The show is credited with playing a role within the Divas Revolution, which resulted in more TV time for the female talent, deeper storylines, and the retirement of the "Divas" branding, instead being referring to female wrestlers as "Superstars" like the men. Scarlett Harris wrote for Digital Spy in 2019: "a legion of new women's wrestling fans will be watching Evolution, thanks in no small part to the pop cultural cachet of Total Divas.

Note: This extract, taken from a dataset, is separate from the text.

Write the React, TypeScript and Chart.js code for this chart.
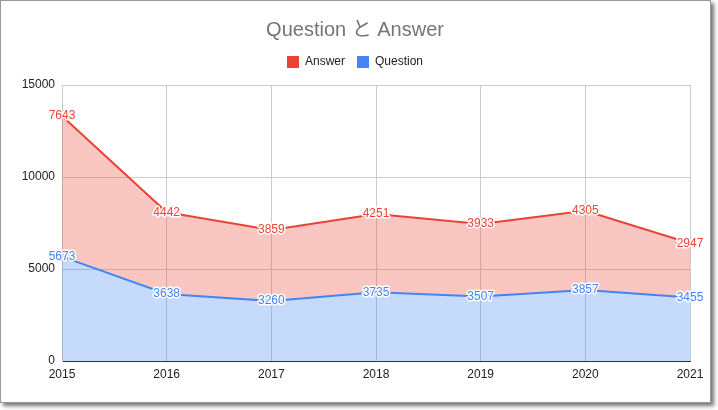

Whether wrestling purists like it or not, Total Divas is a cornerstone in the women's wrestling evolution."

In 2023, Nikki Bella reflected on the backlash the show received from within the wrestling industry: "Total Divas should have been praised even more, I felt, because what we were doing was we literally were at the point of almost beating the Kardashians in the ratings. [...] We could have had the industry behind us, but instead they used it to turn it against us."

A number of female wrestlers attributed their initial interest in the sport to Total Divas. These women include Bianca Belair, Maxxine Dupri, Jakara Jackson, and Fallon Henley. Belair also hoped that her own WWE produced reality show, Love & WWE: Bianca & Montez, could interest future female fans as Total Divas did for her.